Having enjoyed the privilege of non-payment of light-dues in respect of deck cargo for several years, the container shipping lines and the shipping agents handling container vessels, are disturbed with the introduction of notices and orderly collection of dues. MANSA has reportedly taken up the matter with the Ministry of Shipping, DGLL and requested CSLA [ Container Shipping Lines Association ] and INSA [Indian National Ship owners Association ] to intervene. The stakeholders in container ships have expressed their resentment through the newspapers  stating that the levy of light-dues on boxes carried on deck is unjustified and the L.H. Act enacted in 1927 need to be changed.
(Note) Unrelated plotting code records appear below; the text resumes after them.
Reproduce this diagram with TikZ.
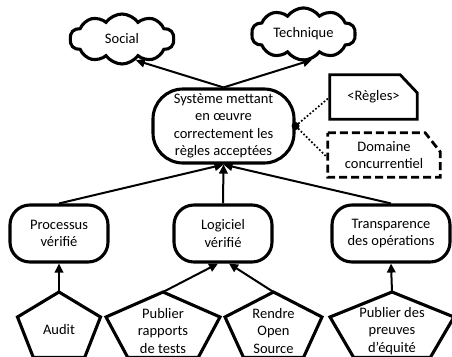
\documentclass[tikz,border=0pt]{standalone}
\usepackage{fontspec}
\setmainfont{Carlito}
\usetikzlibrary{shapes.symbols,arrows.meta,calc}

\tikzset{
  goal/.style={draw, line width=3.1pt, rounded corners=20pt, align=center,
    inner sep=0pt, minimum height=57pt, minimum width=98pt},
  topic/.style={cloud, draw, line width=3.1pt, cloud puffs=10, cloud puff arc=110,
    aspect=2.1, inner sep=0pt, minimum width=104pt, minimum height=50pt},
  link/.style={line width=2pt, -{Triangle[length=9pt,width=8.5pt]}},
  note/.style={line width=1.7pt, dotted},
  penta/.style={line width=3.1pt, line join=miter},
  ptext/.style={align=center, inner sep=0pt}
}

\begin{document}
\begin{tikzpicture}[x=1pt, y=-1pt, font=\fontsize{14.5pt}{17.5pt}\selectfont]
  \useasboundingbox (0,0) rectangle (452,356);

  % upper-level concerns
  \node[topic] (social) at (122,39) {Social};
  \node[topic] (tech) at (303.5,34) {Technique};

  % central goal
  \node[goal, rounded corners=30pt, minimum width=141pt, minimum height=74pt]
    (main) at (223.5,126) {Système mettant\\en œuvre\\correctement les\\règles acceptées};

  % sub-goals
  \node[goal] (proc) at (59,233.5) {Processus\\vérifié};
  \node[goal] (soft) at (223,233.5) {Logiciel\\vérifié};
  \node[goal, minimum width=118pt] (trans) at (391,233.5) {Transparence\\des opérations};

  % context notes
  \node[inner sep=0pt, minimum width=87pt, minimum height=44pt] (rules) at (373.5,97) {<Règles>};
  \draw[line width=2.8pt, line join=miter] (rules.north west) -- ($(rules.north east)+(-17,0)$)
    -- ($(rules.north east)+(0,18)$) -- (rules.south east) -- (rules.south west) -- cycle;
  \node[inner sep=0pt, minimum width=112pt, minimum height=44pt, align=center]
    (dom) at (384,155) {Domaine\\concurrentiel};
  \draw[line width=2.8pt, dash pattern=on 8pt off 4pt, line join=miter]
    (dom.north west) -- ($(dom.north east)+(-15,0)$)
    -- ($(dom.north east)+(0,19)$) -- (dom.south east) -- (dom.south west) -- cycle;

  \fill (main.east) circle (4pt);
  \draw[note] (main.east) -- (rules.west);
  \draw[note] (main.east) -- ([yshift=-3pt]dom.west);

  % evidence pentagons (top vertex, half width)
  \foreach \n/\cx/\hw in {audit/59/41.5, tests/163/57, open/273.5/48.5, proof/392/62}{
    \coordinate (\n) at (\cx,292);
    \draw[penta] (\n) -- ++(\hw,25) -- ++(-0.382*\hw,40.5) -- ++(-1.236*\hw,0)
      -- ++(-0.382*\hw,-40.5) -- cycle;
  }
  \node[ptext] at (59,330) {Audit};
  \node[ptext] at (163,331) {Publier\\rapports\\de tests};
  \node[ptext] at (273.5,331) {Rendre\\Open\\Source};
  \node[ptext] at (392,331) {Publier des\\preuves\\d'équité};

  % support links
  \draw[link] (main.north) -- (social.-57);
  \draw[link] (main.north) -- (tech.-72);
  \draw[link] (proc.north) -- (main.south);
  \draw[link] (soft.north) -- (main.south);
  \draw[link] (trans.north) -- (main.south);
  \draw[link] (audit) -- (proc.south);
  \draw[link] (tests) -- ([xshift=-5pt]soft.south);
  \draw[link] (open) -- ([xshift=6pt]soft.south);
  \draw[link] (proof) -- (trans.south);
\end{tikzpicture}
\end{document}
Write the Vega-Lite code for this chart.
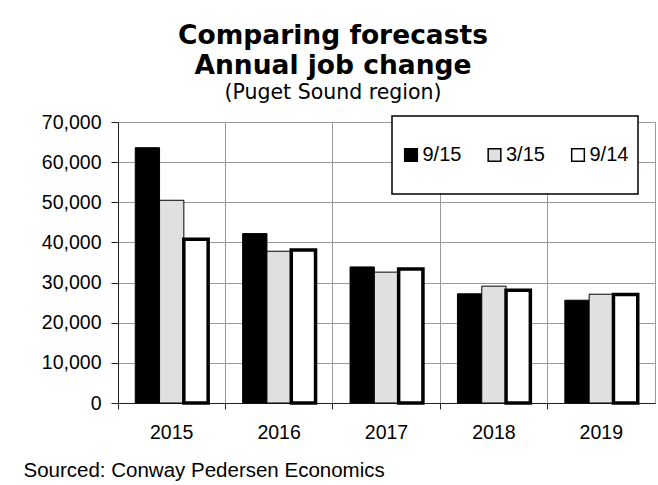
{
  "$schema": "https://vega.github.io/schema/vega-lite/v6.json",
  "autosize": {"type": "none"},
  "padding": {"left": 118, "top": 122, "right": 3, "bottom": 82},
  "width": 537,
  "height": 281,
  "background": "white",
  "title": {
    "text": ["Comparing forecasts", "Annual job change"],
    "subtitle": "(Puget Sound region)",
    "anchor": "middle",
    "dx": -53.5,
    "offset": 9,
    "font": "DejaVu Sans",
    "fontSize": 26.5,
    "fontWeight": "bold",
    "lineHeight": 30,
    "color": "#000000",
    "subtitleFont": "DejaVu Sans",
    "subtitleFontSize": 20.5,
    "subtitleColor": "#000000",
    "subtitlePadding": 3
  },
  "data": {
    "values": [
      {"year": "2015", "forecast": "9/15", "jobs": 63600},
      {"year": "2015", "forecast": "3/15", "jobs": 50500},
      {"year": "2015", "forecast": "9/14", "jobs": 40800},
      {"year": "2016", "forecast": "9/15", "jobs": 42200},
      {"year": "2016", "forecast": "3/15", "jobs": 37800},
      {"year": "2016", "forecast": "9/14", "jobs": 38100},
      {"year": "2017", "forecast": "9/15", "jobs": 33900},
      {"year": "2017", "forecast": "3/15", "jobs": 32600},
      {"year": "2017", "forecast": "9/14", "jobs": 33400},
      {"year": "2018", "forecast": "9/15", "jobs": 27200},
      {"year": "2018", "forecast": "3/15", "jobs": 29100},
      {"year": "2018", "forecast": "9/14", "jobs": 28100},
      {"year": "2019", "forecast": "9/15", "jobs": 25600},
      {"year": "2019", "forecast": "3/15", "jobs": 27100},
      {"year": "2019", "forecast": "9/14", "jobs": 27000}
    ]
  },
  "mark": {"type": "bar", "stroke": "#000000"},
  "encoding": {
    "x": {
      "field": "year",
      "type": "nominal",
      "scale": {"paddingInner": 0, "paddingOuter": 0},
      "axis": {
        "bandPosition": 0,
        "labelAngle": 0,
        "grid": true,
        "tickSize": 6,
        "labelPadding": 14,
        "title": "Sourced: Conway Pedersen Economics",
        "titleX": -95,
        "titleY": 73,
        "titleAlign": "left",
        "titleAnchor": null,
        "titleBaseline": "alphabetic",
        "titleFont": "Liberation Sans",
        "titleFontSize": 20.5,
        "titleFontWeight": "normal",
        "titleColor": "#000000"
      }
    },
    "xOffset": {
      "field": "forecast",
      "type": "nominal",
      "scale": {"domain": ["9/15", "3/15", "9/14"], "paddingInner": 0, "paddingOuter": 0.71}
    },
    "y": {
      "field": "jobs",
      "type": "quantitative",
      "scale": {"domain": [0, 70000], "nice": false},
      "axis": {
        "values": [0, 10000, 20000, 30000, 40000, 50000, 60000, 70000],
        "format": ",.0f",
        "title": null,
        "tickSize": 7,
        "labelPadding": 10
      }
    },
    "fill": {
      "field": "forecast",
      "type": "nominal",
      "scale": {"domain": ["9/15", "3/15", "9/14"], "range": ["#000000", "#e0e0e0", "#ffffff"]},
      "legend": {
        "title": " ",
        "titleFontSize": 10,
        "titlePadding": 10,
        "orient": "none",
        "direction": "horizontal",
        "legendX": 274,
        "legendY": -6,
        "labelExpr": "[datum.label, '']",
        "encode": {
          "symbols": {
            "update": {
              "stroke": {"value": "#000000"},
              "strokeWidth": {"signal": "datum.value === '9/14' ? 3 : 1"}
            }
          }
        }
      }
    },
    "strokeWidth": {
      "condition": {"test": "datum.forecast === '9/14'", "value": 3.5},
      "value": 1
    }
  },
  "config": {
    "view": {"stroke": "#9a9a9a", "strokeWidth": 1},
    "style": {"guide-label": {"lineHeight": 20}},
    "axis": {
      "labelFont": "Liberation Sans",
      "labelFontSize": 19.5,
      "labelColor": "#000000",
      "gridColor": "#9a9a9a",
      "gridWidth": 1,
      "gridOpacity": 1,
      "domainColor": "#222222",
      "domainWidth": 1,
      "tickColor": "#222222",
      "tickWidth": 1
    },
    "legend": {
      "padding": 9,
      "fillColor": "#ffffff",
      "strokeColor": "#000000",
      "strokeWidth": 1.5,
      "labelFont": "Liberation Sans",
      "labelFontSize": 20,
      "labelColor": "#000000",
      "labelOffset": 1.5,
      "columnPadding": 22.5,
      "symbolType": "square",
      "symbolSize": 160
    }
  }
}
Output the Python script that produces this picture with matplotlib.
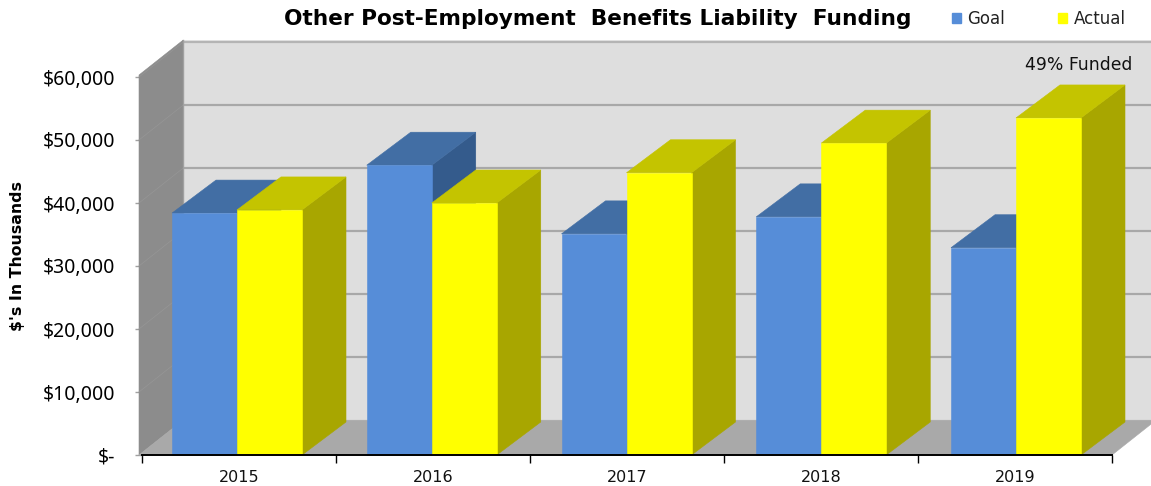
import numpy as np
import matplotlib
matplotlib.use("Agg")
import matplotlib.pyplot as plt
from matplotlib.patches import Polygon, Patch

years = ["2015", "2016", "2017", "2018", "2019"]
goal = [38400, 46000, 35100, 37800, 32900]
actual = [38900, 40000, 44800, 49500, 53500]
yticks = [0, 10000, 20000, 30000, 40000, 50000, 60000]
ylabels = ["$-", "$10,000", "$20,000", "$30,000", "$40,000", "$50,000", "$60,000"]

W, H = 1151, 486
X0, X1, Y0, Y1 = 142, 1112, 455, 77  # front plane in pixels
px_x = 5 / (X1 - X0)
px_y = 60000 / (Y0 - Y1)
WALL_DX, WALL_DY = 44 * px_x, 34.8 * px_y
BAR_DX, BAR_DY = 44 * px_x, 33 * px_y
BAR_W = 65 * px_x

BLUE = ("#568dd8", "#426ea4", "#345b8c")
YELLOW = ("#ffff00", "#c4c400", "#a8a600")


def face(ax, pts, color, z, edge=None, lw=0.4):
    ax.add_patch(Polygon(pts, closed=True, facecolor=color, edgecolor=edge or color,
                         linewidth=lw, zorder=z, clip_on=False))


def bar3d(ax, left, value, colors, z):
    right = left + BAR_W
    dx, dy = BAR_DX, BAR_DY
    face(ax, [(right, 0), (right + dx, dy), (right + dx, value + dy), (right, value)], colors[2], z)
    face(ax, [(left, value), (right, value), (right + dx, value + dy), (left + dx, value + dy)], colors[1], z)
    face(ax, [(left, 0), (right, 0), (right, value), (left, value)], colors[0], z)


fig = plt.figure(figsize=(W / 100, H / 100), dpi=100)
ax = fig.add_axes([X0 / W, 1 - Y0 / H, (X1 - X0) / W, (Y0 - Y1) / H])
ax.set_xlim(-0.5, 4.5)
ax.set_ylim(0, 60000)
ax.patch.set_visible(False)
ax.set_axisbelow(True)

xl = -0.5 - 3 * px_x
xr = 4.5
top = 60000 + 2 * px_y

# back wall, side wall, floor
face(ax, [(xl + WALL_DX, WALL_DY), (xr + WALL_DX, WALL_DY), (xr + WALL_DX, top + WALL_DY),
          (xl + WALL_DX, top + WALL_DY)], "#dedede", 1)
face(ax, [(xl, 0), (xl + WALL_DX, WALL_DY), (xl + WALL_DX, top + WALL_DY), (xl, top)], "#8c8c8c", 1)
face(ax, [(xl, 0), (xr, 0), (xr + WALL_DX, WALL_DY), (xl + WALL_DX, WALL_DY)], "#a9a9a9", 1)

for v in yticks[1:]:
    ax.plot([xl + WALL_DX, xr + WALL_DX], [v + WALL_DY, v + WALL_DY], color="#a8a8a8" if v < 60000 else "#b4b4b4",
            lw=1.6, zorder=2, clip_on=False, solid_capstyle="butt")
    ax.plot([xl, xl + WALL_DX], [v, v + WALL_DY], color="#969696", lw=0.5, zorder=2, clip_on=False)
ax.plot([xl + WALL_DX, xl + WALL_DX], [WALL_DY, top + WALL_DY], color="#a0a0a0", lw=1, zorder=2, clip_on=False)

# bars sit a little off the tick centres in the original
centers = [(237 + 194.75 * i - X0) * px_x - 0.5 for i in range(len(years))]
z = 3
for i, c in enumerate(centers):
    bar3d(ax, c - BAR_W, goal[i], BLUE, z)
    bar3d(ax, c, actual[i], YELLOW, z + 1)
    z += 2

for s in ("top", "left", "right"):
    ax.spines[s].set_visible(False)
ax.spines["bottom"].set_linewidth(1.4)
ax.spines["bottom"].set_zorder(50)

ax.set_xticks(np.arange(-0.5, 5, 1))
ax.set_xticklabels([])
ax.set_xticks(np.arange(5), labels=years, minor=True)
ax.tick_params(axis="x", which="major", length=6, width=1, color="black", direction="out")
ax.tick_params(axis="x", which="minor", length=0, pad=11, labelsize=11.5, labelcolor="#111111")
for lab in ax.get_xticklabels(minor=True):
    lab.set_fontfamily("DejaVu Sans")

ax.set_yticks(yticks, labels=ylabels)
ax.tick_params(axis="y", length=5, width=1, color="#a0a0a0", pad=14.4, labelsize=14, labelcolor="black")
for lab in ax.get_yticklabels():
    lab.set_fontfamily("Noto Sans")

fig.text(18 / W, 1 - 256 / H, "$'s In Thousands", rotation=90, fontsize=11.3, fontweight="bold",
         ha="center", va="center", family="DejaVu Sans")
fig.text(598 / W, 1 - 19 / H, "Other Post-Employment  Benefits Liability  Funding", fontsize=15.6,
         fontweight="bold", ha="center", va="center", family="DejaVu Sans")
ax.text(4 + 64 * px_x, 60000 + 12 * px_y, "49% Funded", fontsize=12.4, ha="center", va="center",
        family="DejaVu Sans", color="#111111", zorder=40)

handles = [Patch(color=BLUE[0], label="Goal"), Patch(color=YELLOW[0], label="Actual")]
fig.legend(handles=handles, ncol=2, frameon=False, loc="center left", bbox_to_anchor=(952 / W, 1 - 19 / H),
           fontsize=12, handlelength=0.55, handleheight=0.55, handletextpad=0.36, columnspacing=3.2,
           borderpad=0, borderaxespad=0, labelcolor="#222222")

fig.savefig("out.png", dpi=100)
Light-dues charged on N.T. as well as on the deck cargo of a ship is certainly in accordance with the laws and rules in force as explained in the foregoing paras.  D.G.L.L. has not revised the rate of light-dues in  the past 10 years and at the prevailing rate of Rs.8/- per tonnage the dues leviable on a standard box of 20 feet works out to Rs. 92 approx., which appears to be quite reasonable. In any case, the fact remains that the exchequer has been deprived of crores of Rupees of revenue on account of non payment of light-dues in respect of deck cargo by the container shipping lines for the past several years till 2007.